Fast forward: 35 years after Fred Korematsu’s conviction was overturned and 75 years after President Roosevelt’s Executive Order incarcerating Japanese Americans, the echoes of history resound today. In the battle against terrorism, President Trump issued an executive order banning persons from certain Muslim majority countries from entering the United States. He argued that his order was unreviewable by the Courts and was justified by national security. This time, however, both the Fourth Circuit and Ninth Circuit Courts of Appeals rejected those arguments which the original Korematsu decision endorsed:
“There is no precedent to support this claimed unreviewability, which runs contrary to the fundamental structure of our constitutional democracy.”

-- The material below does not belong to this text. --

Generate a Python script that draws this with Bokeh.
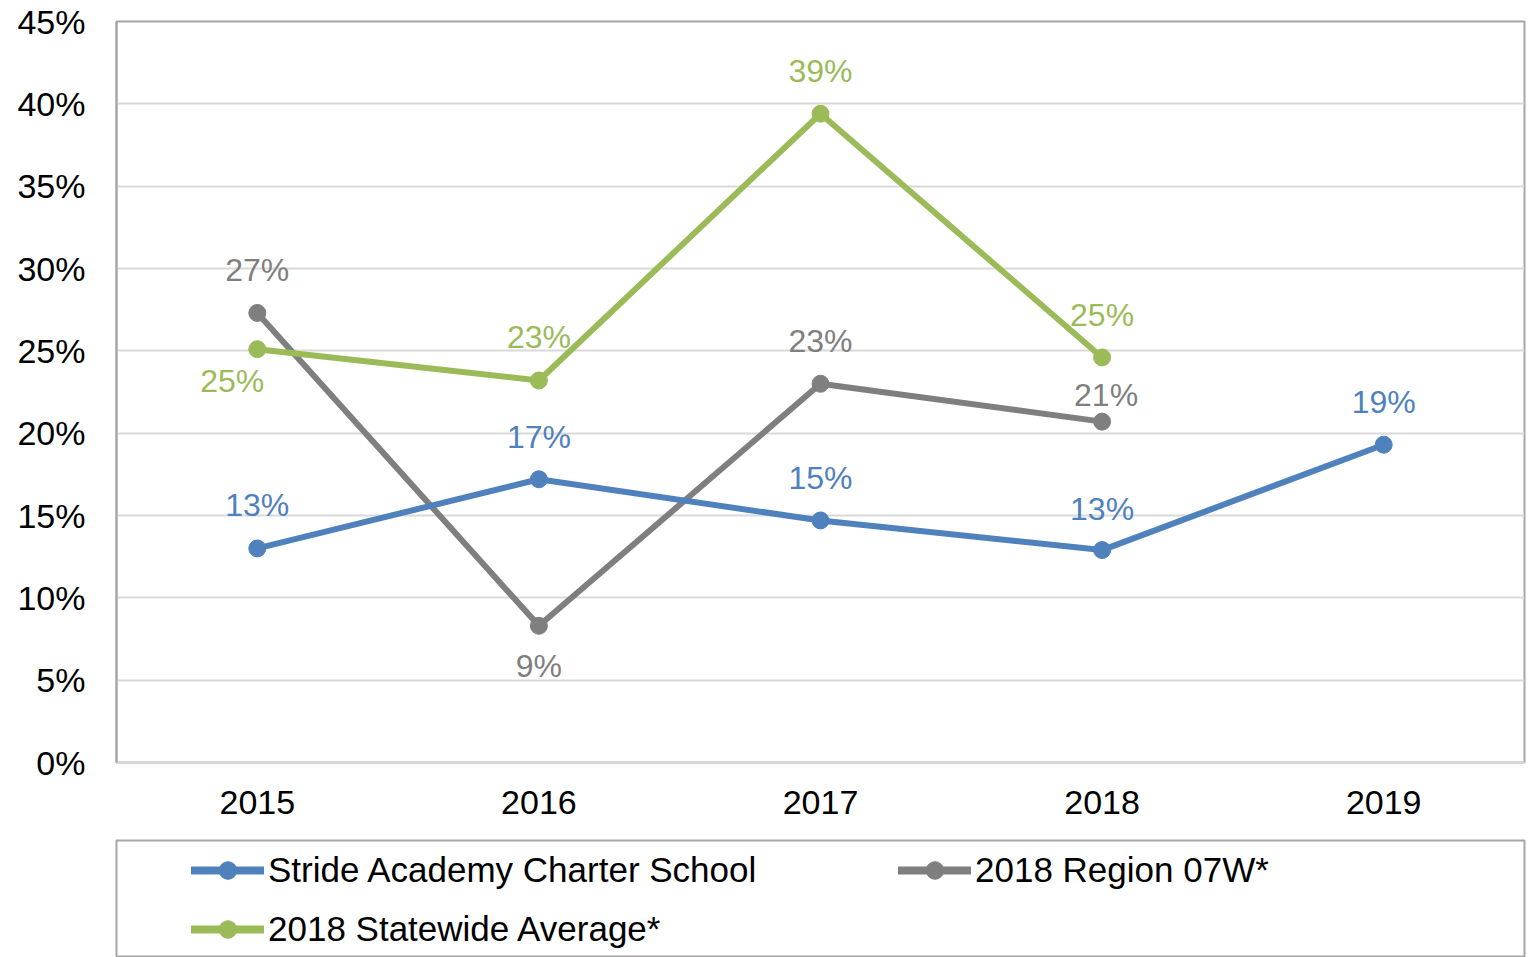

State of Washington, et al. v. Donald J. Trump, President of the United States, et al. (9th Cir. 2017) 847 F.3d 1151, 1161.
The Ninth Circuit stated emphatically: “[C]ourts are not powerless to review the political branches’ actions with respect to matters of national security.” Id. at p. 1163. Quoting United States v. Robel, the Court observed: “[N]ational defense’ cannot be deemed an end in itself, justifying any exercise of legislative power designed to promote such a goal…. It would indeed be ironic if, in the name of national defense, we would sanction the subversion of one of those liberties … which makes the defense of the Nation worthwhile.” Id. To paraphrase Benjamin Franklin: A country which values security over liberty deserves neither.
The Supreme Court is scheduled to hear full arguments on the immigration ban in October. Through the lens of history, Asian-Pacific Americans remember the first immigration bans imposed on an ethnic group – the Chinese Exclusion Act of 1882, the Exclusion Act barring Japanese Americans in 1924 and the racial profiling of Japanese Americans during World War II which accepted group rather than individual guilt. President Trump’s justification of “national security” for the ban on immigration from majority Muslim countries is eerily similar to the justification of “military necessity” proffered in times past. History should teach us to be wary of the wrongs that can be perpetrated under the mask of sweeping justifications of national security. It should teach us that our courts need to exercise their proper authority in the checks and balances system. Without that balance, we veer toward losing the democracy we cherish.
 Other core members of the Korematsu legal team included Don Tamaki, Karen Kai, Judge Dennis Hayashi, Judge Edward Chen, Lorraine Bannai, Robert Rusky, Eric Yamamoto, Leigh-Ann Miyasato, Marjie Barrows and Donna Komure.